Build a list of transaction entries from self.input. operation: operation name as expected by TableClient.submit_transaction, e.g. “create”, “upsert”, “delete”

Parameters:
  • operation (str) – The operation to perform.

  • params – optional params dict passed as third item in tuple (when required) e.g. {“mode”: UpdateMode.REPLACE}

Returns:

list[TransactionEntry]

Raises:
  • CreateError – If there is an error preparing content for creation.

  • UpdateError – If there is an error preparing content for update.

  • DeleteError – If there is an error preparing content for deletion.

  • DatasetException – If there is a general error preparing content.

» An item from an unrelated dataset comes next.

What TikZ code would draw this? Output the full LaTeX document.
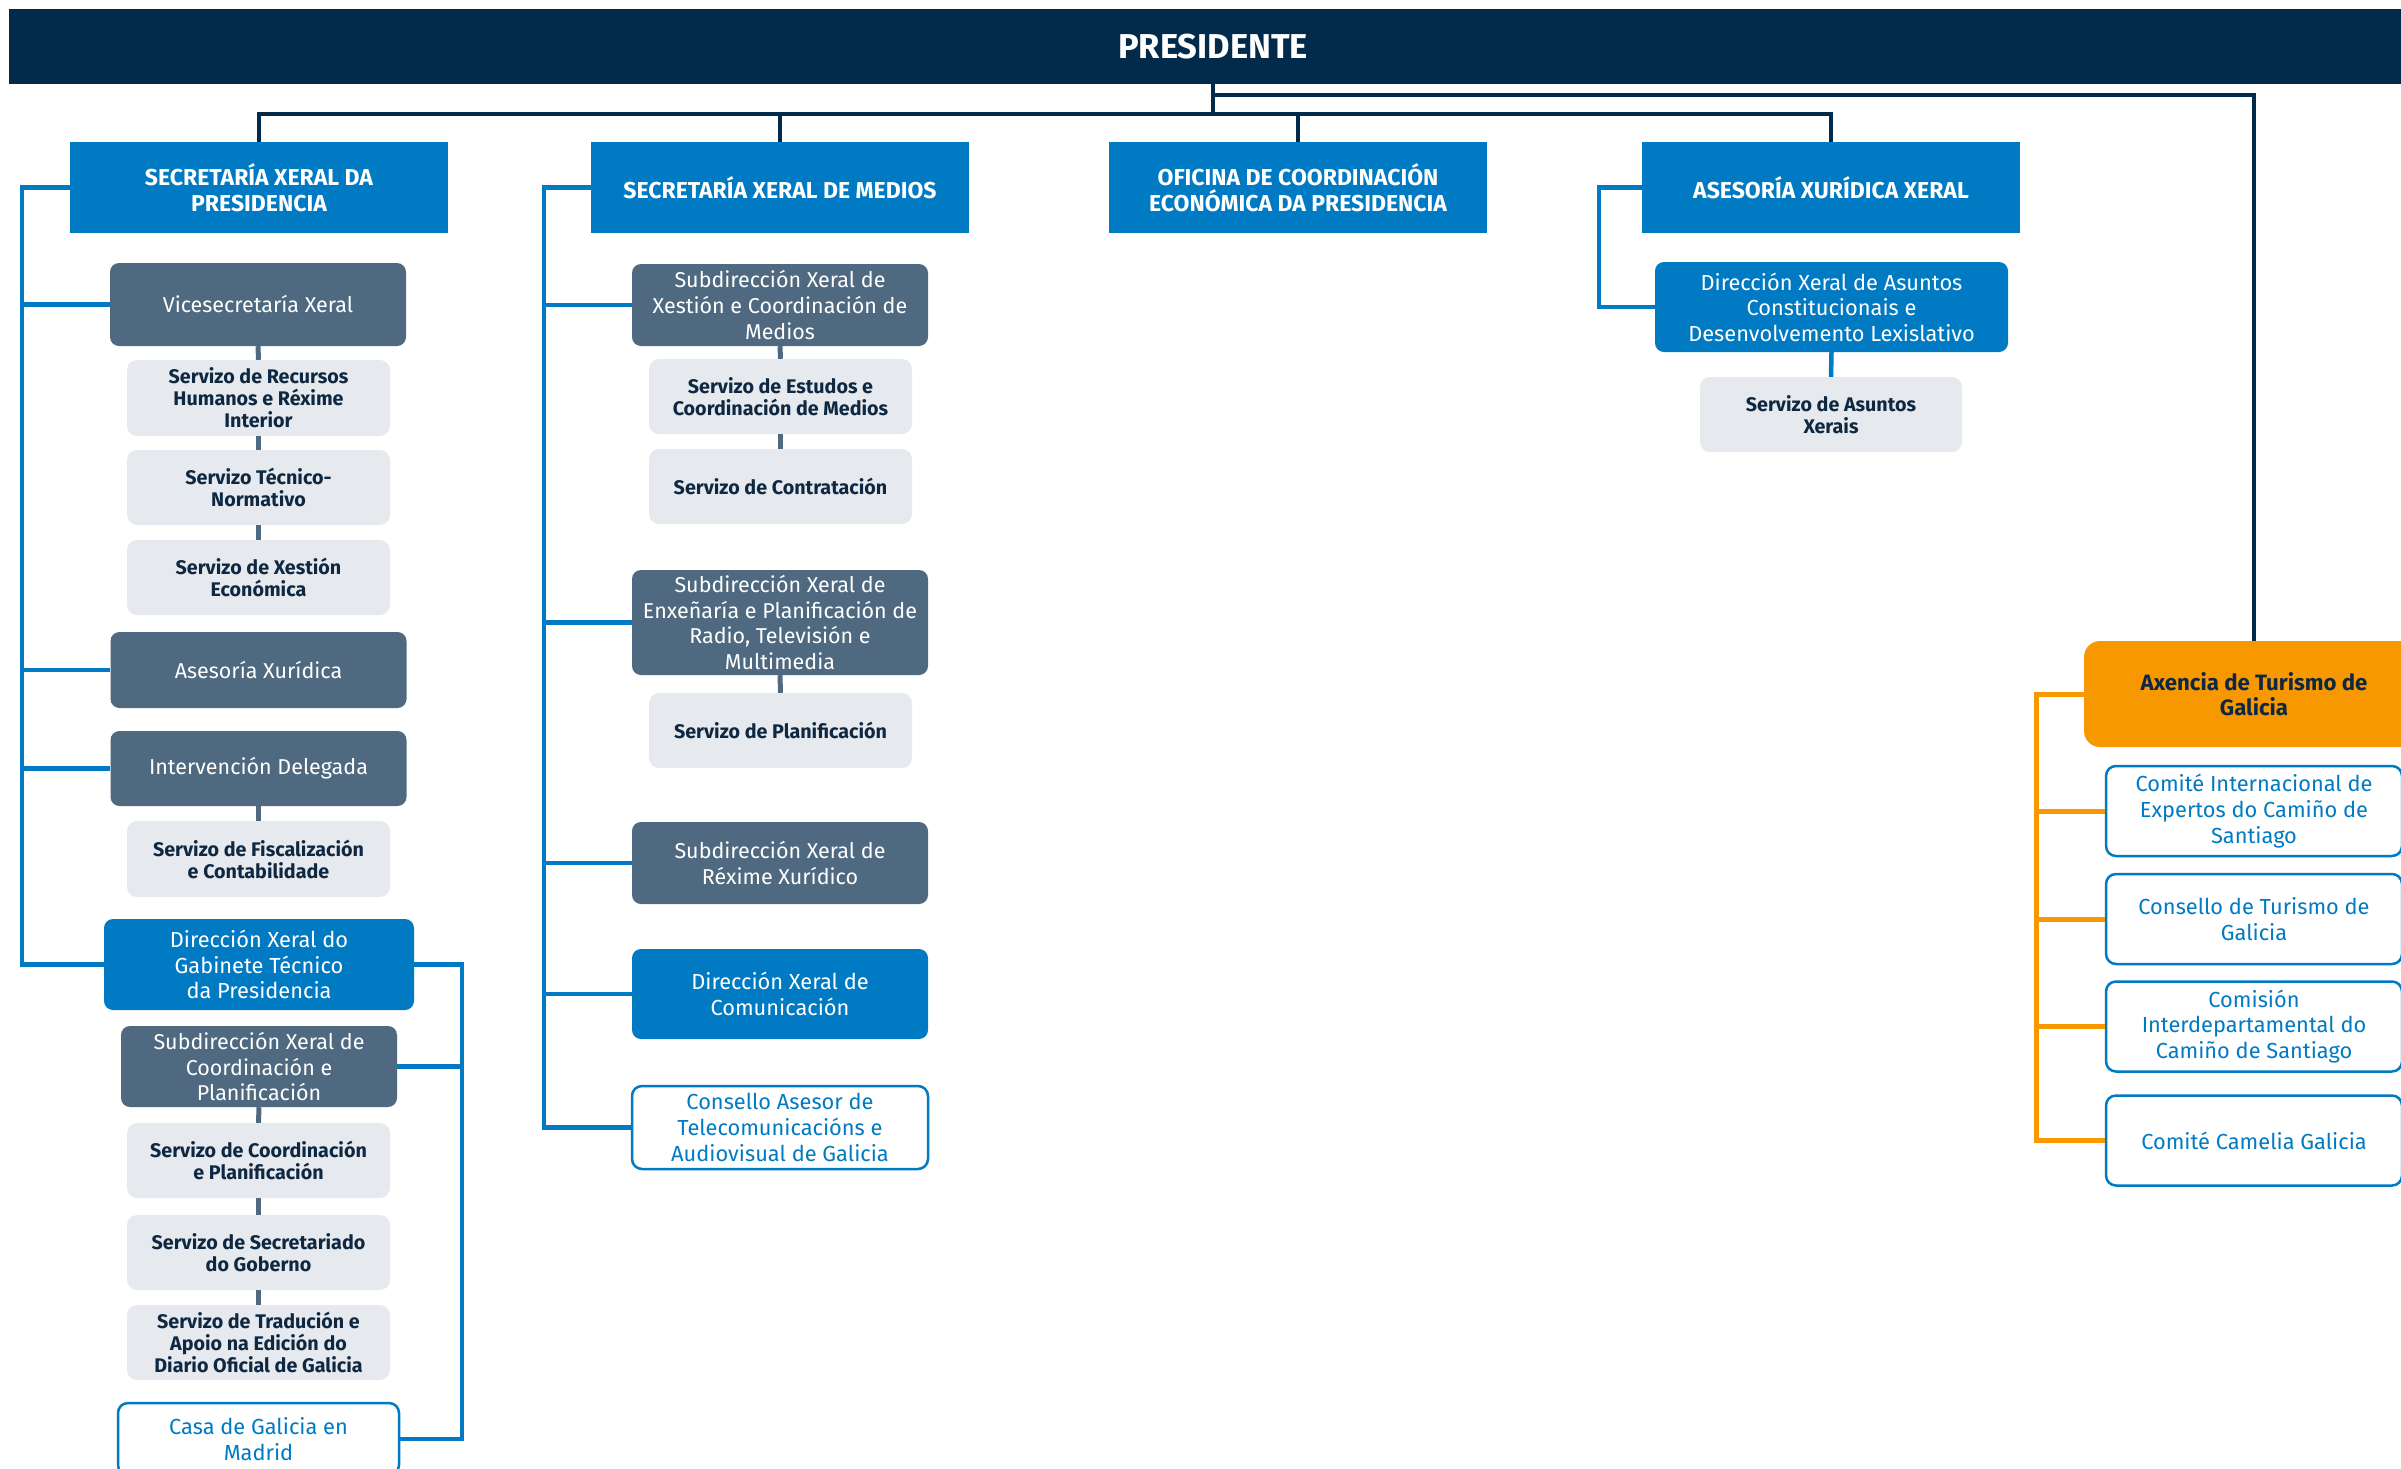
\documentclass[tikz,border=0pt]{standalone}
\usepackage{fontspec}
\setmainfont{Fira Sans}
\definecolor{cnavy}{RGB}{2,43,75}
\definecolor{cblue}{RGB}{0,122,194}
\definecolor{cslate}{RGB}{79,106,128}
\definecolor{cgray}{RGB}{230,233,237}
\definecolor{cdark}{RGB}{14,40,66}
\definecolor{corange}{RGB}{247,152,0}
\tikzset{
  topbox/.style={fill=cblue, text=white, font=\bfseries\fontsize{23}{25.7}\selectfont, minimum width=378pt, minimum height=91pt, inner sep=0pt, align=center},
  slatebox/.style={fill=cslate, text=white, rounded corners=9pt, font=\fontsize{21.5}{25.6}\selectfont, minimum width=296pt, inner sep=0pt, align=center},
  graybox/.style={fill=cgray, text=cdark, rounded corners=10pt, font=\bfseries\fontsize{19.7}{22}\selectfont, minimum width=263pt, minimum height=75pt, inner sep=0pt, align=center},
  bluebox/.style={fill=cblue, text=white, rounded corners=9pt, font=\fontsize{21.8}{25.6}\selectfont, inner sep=0pt, align=center},
  outbox/.style={draw=cblue, line width=2.5pt, fill=white, text=cblue, rounded corners=10pt, font=\fontsize{21.8}{25.6}\selectfont, inner sep=0pt, align=center},
  navyline/.style={draw=cnavy, line width=4.5pt},
  spine/.style={draw=cblue, line width=4.5pt},
  stub/.style={draw=cslate, line width=5pt},
  oline/.style={draw=corange, line width=5pt}
}
\begin{document}
\begin{tikzpicture}[x=1pt,y=-1pt]
\useasboundingbox (0,0) rectangle (2401,1468);

% header
\node[fill=cnavy, minimum width=2408pt, minimum height=75pt, inner sep=0pt, text=white, font=\bfseries\fontsize{34.5}{40}\selectfont] (pres) at (1213,46.5) {PRESIDENTE};

% top level
\node[topbox] (sxp) at (259,187.5) {SECRETARÍA XERAL DA\\PRESIDENCIA};
\node[topbox] (sxm) at (780,187.5) {SECRETARÍA XERAL DE MEDIOS};
\node[topbox] (ocep) at (1298,187.5) {OFICINA DE COORDINACIÓN\\ECONÓMICA DA PRESIDENCIA};
\node[topbox] (axx) at (1831,187.5) {ASESORÍA XURÍDICA XERAL};

% column 1
\node[slatebox, minimum height=83pt] (vice) at (258,304.5) {Vicesecretaría Xeral};
\node[graybox, minimum height=76pt] (srh) at (258.5,398) {Servizo de Recursos\\Humanos e Réxime\\Interior};
\node[graybox] (stn) at (258.5,487.5) {Servizo Técnico-\\Normativo};
\node[graybox] (sxe) at (258.5,577.5) {Servizo de Xestión\\Económica};
\node[slatebox, minimum height=76pt] (asx) at (258.5,670) {Asesoría Xurídica};
\node[slatebox, minimum height=75pt] (intd) at (258.5,768.5) {Intervención Delegada};
\node[graybox, minimum height=76pt] (sfc) at (258.5,859) {Servizo de Fiscalización\\e Contabilidade};
\node[bluebox, minimum width=310pt, minimum height=91pt] (dxg) at (259,964.5) {Dirección Xeral do\\Gabinete Técnico\\da Presidencia};
\node[slatebox, minimum width=276pt, minimum height=81pt] (sxcp) at (259,1066.5) {Subdirección Xeral de\\Coordinación e\\Planificación};
\node[graybox] (scp) at (258.5,1160.5) {Servizo de Coordinación\\e Planificación};
\node[graybox] (ssg) at (258.5,1252.5) {Servizo de Secretariado\\do Goberno};
\node[graybox] (str) at (258.5,1342.5) {Servizo de Tradución e\\Apoio na Edición do\\Diario Oficial de Galicia};
\node[outbox, minimum width=281pt, minimum height=72pt] (casa) at (258.5,1439) {Casa de Galicia en\\Madrid};

% column 2
\node[slatebox, minimum height=82pt] (sxxm) at (780,305) {Subdirección Xeral de\\Xestión e Coordinación de\\Medios};
\node[graybox] (sec) at (780.5,396.5) {Servizo de Estudos e\\Coordinación de Medios};
\node[graybox] (scon) at (780.5,486.5) {Servizo de Contratación};
\node[slatebox, minimum height=105pt] (sxep) at (780,622.5) {Subdirección Xeral de\\Enxeñaría e Planificación de\\Radio, Televisión e\\Multimedia};
\node[graybox] (splan) at (780.5,730.5) {Servizo de Planificación};
\node[slatebox, minimum height=82pt] (sxrx) at (780,863) {Subdirección Xeral de\\Réxime Xurídico};
\node[bluebox, minimum width=296pt, minimum height=90pt] (dxc) at (780,994) {Dirección Xeral de\\Comunicación};
\node[outbox, minimum width=296pt, minimum height=83pt] (cat) at (780,1127.5) {Consello Asesor de\\Telecomunicacións e\\Audiovisual de Galicia};

% column 4
\node[bluebox, minimum width=353pt, minimum height=90pt] (dxac) at (1831.5,307) {Dirección Xeral de Asuntos\\Constitucionais e\\Desenvolvemento Lexislativo};
\node[graybox, minimum width=262pt] (sax) at (1831,414.5) {Servizo de Asuntos\\Xerais};

% orange column
\node[fill=corange, text=cdark, rounded corners=16pt, font=\bfseries\fontsize{22.2}{25}\selectfont, minimum width=340pt, minimum height=106pt, inner sep=0pt, align=center] (atg) at (2254,694) {Axencia de Turismo de\\Galicia};
\node[outbox, minimum width=296pt, minimum height=90pt] (cie) at (2254,811) {Comité Internacional de\\Expertos do Camiño de\\Santiago};
\node[outbox, minimum width=296pt, minimum height=90pt] (ctg) at (2254,919) {Consello de Turismo de\\Galicia};
\node[outbox, minimum width=296pt, minimum height=90pt] (cid) at (2254,1026.5) {Comisión\\Interdepartamental do\\Camiño de Santiago};
\node[outbox, minimum width=296pt, minimum height=90pt] (ccg) at (2254,1140.5) {Comité Camelia Galicia};

% coordinates
\coordinate (bus) at (1213,114);
\coordinate (bus2) at (1213,95);
\coordinate (ls) at (22,0);
\coordinate (ms) at (544,0);
\coordinate (rs) at (1599,0);
\coordinate (gs) at (462,0);
\coordinate (os) at (2036,0);

% top connectors
\draw[navyline] (pres.south -| bus) -- (bus);
\draw[navyline] (sxp.north) -- (sxp.north |- bus) -- (axx.north |- bus) -- (axx.north);
\draw[navyline] (sxm.north) -- (sxm.north |- bus);
\draw[navyline] (ocep.north) -- (ocep.north |- bus);
\draw[navyline] (bus2) -- (bus2 -| atg.north) -- (atg.north);

% column 1 spine
\draw[spine] (sxp.west) -| (ls |- dxg.west) -- (dxg.west);
\foreach \n in {vice,asx,intd} \draw[spine] (\n.west) -- (ls |- \n.west);
\draw[spine] (dxg.east) -| (gs |- casa.east) -- (casa.east);
\draw[spine] (sxcp.east) -- (gs |- sxcp.east);

% column 2 spine
\draw[spine] (sxm.west) -| (ms |- cat.west) -- (cat.west);
\foreach \n in {sxxm,sxep,sxrx,dxc} \draw[spine] (\n.west) -- (ms |- \n.west);

% column 4
\draw[spine] (axx.west) -| (rs |- dxac.west) -- (dxac.west);
\draw[spine] (dxac.south) -- (sax.north);

% orange
\draw[oline] (atg.west) -| (os |- ccg.west) -- (ccg.west);
\foreach \n in {cie,ctg,cid} \draw[oline] (\n.west) -- (os |- \n.west);

% stubs
\draw[stub] (vice.south) -- (srh.north);
\draw[stub] (srh.south) -- (stn.north);
\draw[stub] (stn.south) -- (sxe.north);
\draw[stub] (intd.south) -- (sfc.north);
\draw[stub] (sxcp.south) -- (scp.north);
\draw[stub] (scp.south) -- (ssg.north);
\draw[stub] (ssg.south) -- (str.north);
\draw[stub] (sxxm.south) -- (sec.north);
\draw[stub] (sec.south) -- (scon.north);
\draw[stub] (sxep.south) -- (splan.north);
\end{tikzpicture}
\end{document}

_submit_transaction(transaction: collections.abc.Iterable[TransactionEntry], error_cls: type[ds_resource_plugin_py_lib.common.resource.dataset.errors.DatasetException]) None[source]

Submit transaction and map TableTransactionError to provided error_type.

Parameters:
  • transaction (Iterable[TransactionEntry]) – The transaction to submit.

  • error_cls (builtins.type[DatasetException]) – The exception class to raise on error.

Raises:

error_cls – An error submitting the transaction.

_delete_table() None[source]

Deletes the entire table from Azure Table Storage.

Returns:

None

Raises:

DeleteError – If the table could not be deleted.

_create_table() None[source]

Creates a table in Azure Table Storage if it does not exist.

Returns:

None

Raises:

CreateError – If the table could not be created due to an error other than it already existing.

read(**_kwargs: Any) None[source]

Read Azure Table Storage dataset.

Parameters:

_kwargs – Additional keyword arguments

Returns:

None

Raises:

ReadError – If there is an error reading from Azure Table Storage.

create(**_kwargs: Any) None[source]

Create an entity in Azure Table Storage.

Returns:

None

Raises:

CreateError – If the entity could not be created.

update(**_kwargs: Any) None[source]

Update an entity in Azure Table Storage.

Returns:

None

delete(**_kwargs: Any) None[source]

Delete specific entities from Azure Table Storage.

Only entities specified in self.input are deleted, matched by PartitionKey and RowKey.

Parameters:

_kwargs – Additional keyword arguments

Returns:

None

Raises:

DeleteError – If there is an error deleting from Azure Table Storage.

rename() NoReturn[source]

Rename the resource in the backend. Atomic. Not idempotent.

Raises:
  • RenameError – If the operation fails.

  • NotSupportedError – If the provider does not support renaming.

See also

Full contract: docs/DATASET_CONTRACT.mdrename()

close() None[source]

No need to close the linked service. Just to comply with the interface.

Returns:

None

list() NoReturn[source]

Discover available resources and populate self.output with a DataFrame of resources and their metadata. Idempotent.

Raises:
  • ListError – If the operation fails.

  • NotSupportedError – If the provider does not support listing.

See also

Full contract: docs/DATASET_CONTRACT.mdlist()

purge(**_kwargs: Any) None[source]

Purge all entities from the table or drop the entire table.

If delete_table=True in settings, deletes the entire table. Otherwise, deletes all entities from the table, leaving it empty.

Returns:

None

Raises:

DeleteError – If there is an error purging from Azure Table Storage.

upsert(**_kwargs: Any) None[source]

Insert rows that do not exist, update rows that do, matched by identity columns defined in self.settings. Atomic.

Raises:
  • UpsertError – If the operation fails.

  • NotSupportedError – If the provider does not support upsert.

See also

Full contract: docs/DATASET_CONTRACT.mdupsert()

get_details() dict[str, Any][source]

Get details about the dataset.

Returns:

dict[str, Any]

class ds_provider_azure_py_lib.dataset.AzureTableDatasetSettings[source]

Bases: ds_resource_plugin_py_lib.common.resource.dataset.DatasetSettings

Settings for Azure Table Storage dataset operations.

The read settings contains read-specific configuration that only applies to the read() operation, not to create(), delete(), update(), etc.

table_name: str
purge: PurgeSettings

Purge-specific settings. Only applies to the purge() operation.

read: ReadSettings

Read-specific settings. Only applies to the read() operation.

By default, read() will use read without filter.